Data lines:

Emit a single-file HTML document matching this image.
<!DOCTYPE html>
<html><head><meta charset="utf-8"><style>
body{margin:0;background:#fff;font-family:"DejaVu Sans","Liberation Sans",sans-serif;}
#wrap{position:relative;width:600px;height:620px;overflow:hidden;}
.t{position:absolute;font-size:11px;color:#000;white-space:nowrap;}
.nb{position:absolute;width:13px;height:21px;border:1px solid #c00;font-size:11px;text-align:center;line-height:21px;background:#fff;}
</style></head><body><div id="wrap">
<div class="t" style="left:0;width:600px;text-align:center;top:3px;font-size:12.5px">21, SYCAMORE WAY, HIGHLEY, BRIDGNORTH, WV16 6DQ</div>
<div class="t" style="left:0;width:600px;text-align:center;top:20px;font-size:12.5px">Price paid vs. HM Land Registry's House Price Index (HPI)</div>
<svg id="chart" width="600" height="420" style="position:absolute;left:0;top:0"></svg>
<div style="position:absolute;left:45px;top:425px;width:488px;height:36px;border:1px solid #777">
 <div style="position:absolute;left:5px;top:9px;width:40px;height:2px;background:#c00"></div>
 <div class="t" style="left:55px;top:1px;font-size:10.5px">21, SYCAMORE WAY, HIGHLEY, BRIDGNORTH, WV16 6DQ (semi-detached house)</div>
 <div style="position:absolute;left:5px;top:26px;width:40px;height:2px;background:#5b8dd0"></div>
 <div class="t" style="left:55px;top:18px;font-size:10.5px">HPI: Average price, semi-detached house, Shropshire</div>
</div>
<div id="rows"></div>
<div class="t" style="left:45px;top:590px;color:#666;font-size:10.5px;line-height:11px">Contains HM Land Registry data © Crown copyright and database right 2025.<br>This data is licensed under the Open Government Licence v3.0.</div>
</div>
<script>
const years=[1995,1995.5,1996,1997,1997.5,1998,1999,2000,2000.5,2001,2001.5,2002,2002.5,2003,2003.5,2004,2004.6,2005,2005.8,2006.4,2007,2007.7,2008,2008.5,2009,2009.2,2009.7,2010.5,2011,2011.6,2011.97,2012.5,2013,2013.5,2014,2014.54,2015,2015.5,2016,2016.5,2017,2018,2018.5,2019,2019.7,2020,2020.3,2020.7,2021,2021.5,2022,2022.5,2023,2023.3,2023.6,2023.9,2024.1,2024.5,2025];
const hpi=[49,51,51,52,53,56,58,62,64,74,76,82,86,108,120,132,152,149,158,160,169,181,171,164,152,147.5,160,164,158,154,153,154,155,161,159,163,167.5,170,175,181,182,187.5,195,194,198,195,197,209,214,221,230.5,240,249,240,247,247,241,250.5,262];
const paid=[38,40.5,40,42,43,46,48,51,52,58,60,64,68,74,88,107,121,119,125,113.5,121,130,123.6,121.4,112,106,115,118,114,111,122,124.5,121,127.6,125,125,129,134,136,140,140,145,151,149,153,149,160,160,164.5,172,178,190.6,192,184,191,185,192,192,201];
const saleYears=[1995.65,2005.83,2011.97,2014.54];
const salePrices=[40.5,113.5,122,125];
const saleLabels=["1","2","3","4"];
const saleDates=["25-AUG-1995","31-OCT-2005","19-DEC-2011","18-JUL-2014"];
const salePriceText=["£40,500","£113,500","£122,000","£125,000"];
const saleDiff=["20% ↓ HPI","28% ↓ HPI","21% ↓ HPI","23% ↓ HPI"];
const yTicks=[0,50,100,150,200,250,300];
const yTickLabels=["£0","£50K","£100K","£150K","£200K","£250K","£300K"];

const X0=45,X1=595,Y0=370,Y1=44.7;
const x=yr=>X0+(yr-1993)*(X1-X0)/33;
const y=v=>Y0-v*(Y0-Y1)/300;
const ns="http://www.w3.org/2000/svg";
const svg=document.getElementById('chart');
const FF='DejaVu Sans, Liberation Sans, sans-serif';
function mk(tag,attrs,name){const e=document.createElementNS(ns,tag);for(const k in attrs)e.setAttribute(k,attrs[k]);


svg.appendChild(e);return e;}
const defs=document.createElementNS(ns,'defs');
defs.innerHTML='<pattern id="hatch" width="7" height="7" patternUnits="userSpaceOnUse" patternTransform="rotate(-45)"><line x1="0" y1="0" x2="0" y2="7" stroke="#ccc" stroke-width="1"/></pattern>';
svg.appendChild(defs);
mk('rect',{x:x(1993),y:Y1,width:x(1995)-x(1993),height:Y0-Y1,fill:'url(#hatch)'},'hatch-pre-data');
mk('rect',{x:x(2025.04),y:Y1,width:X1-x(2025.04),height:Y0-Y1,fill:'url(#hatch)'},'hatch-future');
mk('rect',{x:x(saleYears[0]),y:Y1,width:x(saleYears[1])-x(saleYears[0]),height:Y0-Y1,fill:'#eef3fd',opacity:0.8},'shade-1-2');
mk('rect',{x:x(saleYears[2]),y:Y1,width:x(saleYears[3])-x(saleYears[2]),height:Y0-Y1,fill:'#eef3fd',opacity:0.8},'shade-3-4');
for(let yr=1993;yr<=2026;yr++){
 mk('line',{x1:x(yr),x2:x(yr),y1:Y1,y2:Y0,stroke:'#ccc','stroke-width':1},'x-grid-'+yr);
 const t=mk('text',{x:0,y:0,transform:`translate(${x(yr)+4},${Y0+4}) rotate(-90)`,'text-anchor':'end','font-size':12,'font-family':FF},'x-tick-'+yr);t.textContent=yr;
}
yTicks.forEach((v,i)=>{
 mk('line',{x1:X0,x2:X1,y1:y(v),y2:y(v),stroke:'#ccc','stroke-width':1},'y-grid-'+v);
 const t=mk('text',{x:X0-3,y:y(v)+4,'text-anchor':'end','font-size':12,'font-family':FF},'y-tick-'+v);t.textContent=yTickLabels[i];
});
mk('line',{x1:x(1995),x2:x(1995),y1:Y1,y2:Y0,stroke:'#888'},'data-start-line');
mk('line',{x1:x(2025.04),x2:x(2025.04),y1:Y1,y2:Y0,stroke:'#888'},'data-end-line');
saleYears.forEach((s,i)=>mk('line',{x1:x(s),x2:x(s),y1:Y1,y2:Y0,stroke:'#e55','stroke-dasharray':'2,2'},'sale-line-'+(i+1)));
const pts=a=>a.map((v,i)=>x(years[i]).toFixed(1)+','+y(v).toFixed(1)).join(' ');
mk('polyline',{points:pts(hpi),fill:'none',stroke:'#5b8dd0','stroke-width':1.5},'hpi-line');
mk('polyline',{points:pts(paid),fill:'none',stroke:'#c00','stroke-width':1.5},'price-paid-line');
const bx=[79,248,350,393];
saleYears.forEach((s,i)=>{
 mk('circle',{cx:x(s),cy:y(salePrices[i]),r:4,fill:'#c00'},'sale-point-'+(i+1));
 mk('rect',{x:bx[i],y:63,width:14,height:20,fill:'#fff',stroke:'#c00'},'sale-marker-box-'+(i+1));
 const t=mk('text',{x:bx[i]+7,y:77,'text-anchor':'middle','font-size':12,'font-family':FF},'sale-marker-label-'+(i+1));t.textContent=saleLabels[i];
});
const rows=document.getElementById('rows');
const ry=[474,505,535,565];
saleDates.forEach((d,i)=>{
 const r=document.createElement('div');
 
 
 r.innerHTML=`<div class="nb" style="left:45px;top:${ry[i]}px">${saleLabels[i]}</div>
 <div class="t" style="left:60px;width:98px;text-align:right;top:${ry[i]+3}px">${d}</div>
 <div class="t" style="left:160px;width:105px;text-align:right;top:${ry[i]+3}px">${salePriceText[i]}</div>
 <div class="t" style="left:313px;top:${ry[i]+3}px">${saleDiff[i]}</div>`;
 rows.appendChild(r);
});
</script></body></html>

What the exercise asks:
Repeat the listing above without any change.

Response:
Emit a single-file HTML document matching this image.
<!DOCTYPE html>
<html><head><meta charset="utf-8"><style>
body{margin:0;background:#fff;font-family:"DejaVu Sans","Liberation Sans",sans-serif;}
#wrap{position:relative;width:600px;height:620px;overflow:hidden;}
.t{position:absolute;font-size:11px;color:#000;white-space:nowrap;}
.nb{position:absolute;width:13px;height:21px;border:1px solid #c00;font-size:11px;text-align:center;line-height:21px;background:#fff;}
</style></head><body><div id="wrap">
<div class="t" style="left:0;width:600px;text-align:center;top:3px;font-size:12.5px">21, SYCAMORE WAY, HIGHLEY, BRIDGNORTH, WV16 6DQ</div>
<div class="t" style="left:0;width:600px;text-align:center;top:20px;font-size:12.5px">Price paid vs. HM Land Registry's House Price Index (HPI)</div>
<svg id="chart" width="600" height="420" style="position:absolute;left:0;top:0"></svg>
<div style="position:absolute;left:45px;top:425px;width:488px;height:36px;border:1px solid #777">
 <div style="position:absolute;left:5px;top:9px;width:40px;height:2px;background:#c00"></div>
 <div class="t" style="left:55px;top:1px;font-size:10.5px">21, SYCAMORE WAY, HIGHLEY, BRIDGNORTH, WV16 6DQ (semi-detached house)</div>
 <div style="position:absolute;left:5px;top:26px;width:40px;height:2px;background:#5b8dd0"></div>
 <div class="t" style="left:55px;top:18px;font-size:10.5px">HPI: Average price, semi-detached house, Shropshire</div>
</div>
<div id="rows"></div>
<div class="t" style="left:45px;top:590px;color:#666;font-size:10.5px;line-height:11px">Contains HM Land Registry data © Crown copyright and database right 2025.<br>This data is licensed under the Open Government Licence v3.0.</div>
</div>
<script>
const years=[1995,1995.5,1996,1997,1997.5,1998,1999,2000,2000.5,2001,2001.5,2002,2002.5,2003,2003.5,2004,2004.6,2005,2005.8,2006.4,2007,2007.7,2008,2008.5,2009,2009.2,2009.7,2010.5,2011,2011.6,2011.97,2012.5,2013,2013.5,2014,2014.54,2015,2015.5,2016,2016.5,2017,2018,2018.5,2019,2019.7,2020,2020.3,2020.7,2021,2021.5,2022,2022.5,2023,2023.3,2023.6,2023.9,2024.1,2024.5,2025];
const hpi=[49,51,51,52,53,56,58,62,64,74,76,82,86,108,120,132,152,149,158,160,169,181,171,164,152,147.5,160,164,158,154,153,154,155,161,159,163,167.5,170,175,181,182,187.5,195,194,198,195,197,209,214,221,230.5,240,249,240,247,247,241,250.5,262];
const paid=[38,40.5,40,42,43,46,48,51,52,58,60,64,68,74,88,107,121,119,125,113.5,121,130,123.6,121.4,112,106,115,118,114,111,122,124.5,121,127.6,125,125,129,134,136,140,140,145,151,149,153,149,160,160,164.5,172,178,190.6,192,184,191,185,192,192,201];
const saleYears=[1995.65,2005.83,2011.97,2014.54];
const salePrices=[40.5,113.5,122,125];
const saleLabels=["1","2","3","4"];
const saleDates=["25-AUG-1995","31-OCT-2005","19-DEC-2011","18-JUL-2014"];
const salePriceText=["£40,500","£113,500","£122,000","£125,000"];
const saleDiff=["20% ↓ HPI","28% ↓ HPI","21% ↓ HPI","23% ↓ HPI"];
const yTicks=[0,50,100,150,200,250,300];
const yTickLabels=["£0","£50K","£100K","£150K","£200K","£250K","£300K"];

const X0=45,X1=595,Y0=370,Y1=44.7;
const x=yr=>X0+(yr-1993)*(X1-X0)/33;
const y=v=>Y0-v*(Y0-Y1)/300;
const ns="http://www.w3.org/2000/svg";
const svg=document.getElementById('chart');
const FF='DejaVu Sans, Liberation Sans, sans-serif';
function mk(tag,attrs,name){const e=document.createElementNS(ns,tag);for(const k in attrs)e.setAttribute(k,attrs[k]);


svg.appendChild(e);return e;}
const defs=document.createElementNS(ns,'defs');
defs.innerHTML='<pattern id="hatch" width="7" height="7" patternUnits="userSpaceOnUse" patternTransform="rotate(-45)"><line x1="0" y1="0" x2="0" y2="7" stroke="#ccc" stroke-width="1"/></pattern>';
svg.appendChild(defs);
mk('rect',{x:x(1993),y:Y1,width:x(1995)-x(1993),height:Y0-Y1,fill:'url(#hatch)'},'hatch-pre-data');
mk('rect',{x:x(2025.04),y:Y1,width:X1-x(2025.04),height:Y0-Y1,fill:'url(#hatch)'},'hatch-future');
mk('rect',{x:x(saleYears[0]),y:Y1,width:x(saleYears[1])-x(saleYears[0]),height:Y0-Y1,fill:'#eef3fd',opacity:0.8},'shade-1-2');
mk('rect',{x:x(saleYears[2]),y:Y1,width:x(saleYears[3])-x(saleYears[2]),height:Y0-Y1,fill:'#eef3fd',opacity:0.8},'shade-3-4');
for(let yr=1993;yr<=2026;yr++){
 mk('line',{x1:x(yr),x2:x(yr),y1:Y1,y2:Y0,stroke:'#ccc','stroke-width':1},'x-grid-'+yr);
 const t=mk('text',{x:0,y:0,transform:`translate(${x(yr)+4},${Y0+4}) rotate(-90)`,'text-anchor':'end','font-size':12,'font-family':FF},'x-tick-'+yr);t.textContent=yr;
}
yTicks.forEach((v,i)=>{
 mk('line',{x1:X0,x2:X1,y1:y(v),y2:y(v),stroke:'#ccc','stroke-width':1},'y-grid-'+v);
 const t=mk('text',{x:X0-3,y:y(v)+4,'text-anchor':'end','font-size':12,'font-family':FF},'y-tick-'+v);t.textContent=yTickLabels[i];
});
mk('line',{x1:x(1995),x2:x(1995),y1:Y1,y2:Y0,stroke:'#888'},'data-start-line');
mk('line',{x1:x(2025.04),x2:x(2025.04),y1:Y1,y2:Y0,stroke:'#888'},'data-end-line');
saleYears.forEach((s,i)=>mk('line',{x1:x(s),x2:x(s),y1:Y1,y2:Y0,stroke:'#e55','stroke-dasharray':'2,2'},'sale-line-'+(i+1)));
const pts=a=>a.map((v,i)=>x(years[i]).toFixed(1)+','+y(v).toFixed(1)).join(' ');
mk('polyline',{points:pts(hpi),fill:'none',stroke:'#5b8dd0','stroke-width':1.5},'hpi-line');
mk('polyline',{points:pts(paid),fill:'none',stroke:'#c00','stroke-width':1.5},'price-paid-line');
const bx=[79,248,350,393];
saleYears.forEach((s,i)=>{
 mk('circle',{cx:x(s),cy:y(salePrices[i]),r:4,fill:'#c00'},'sale-point-'+(i+1));
 mk('rect',{x:bx[i],y:63,width:14,height:20,fill:'#fff',stroke:'#c00'},'sale-marker-box-'+(i+1));
 const t=mk('text',{x:bx[i]+7,y:77,'text-anchor':'middle','font-size':12,'font-family':FF},'sale-marker-label-'+(i+1));t.textContent=saleLabels[i];
});
const rows=document.getElementById('rows');
const ry=[474,505,535,565];
saleDates.forEach((d,i)=>{
 const r=document.createElement('div');
 
 
 r.innerHTML=`<div class="nb" style="left:45px;top:${ry[i]}px">${saleLabels[i]}</div>
 <div class="t" style="left:60px;width:98px;text-align:right;top:${ry[i]+3}px">${d}</div>
 <div class="t" style="left:160px;width:105px;text-align:right;top:${ry[i]+3}px">${salePriceText[i]}</div>
 <div class="t" style="left:313px;top:${ry[i]+3}px">${saleDiff[i]}</div>`;
 rows.appendChild(r);
});
</script></body></html>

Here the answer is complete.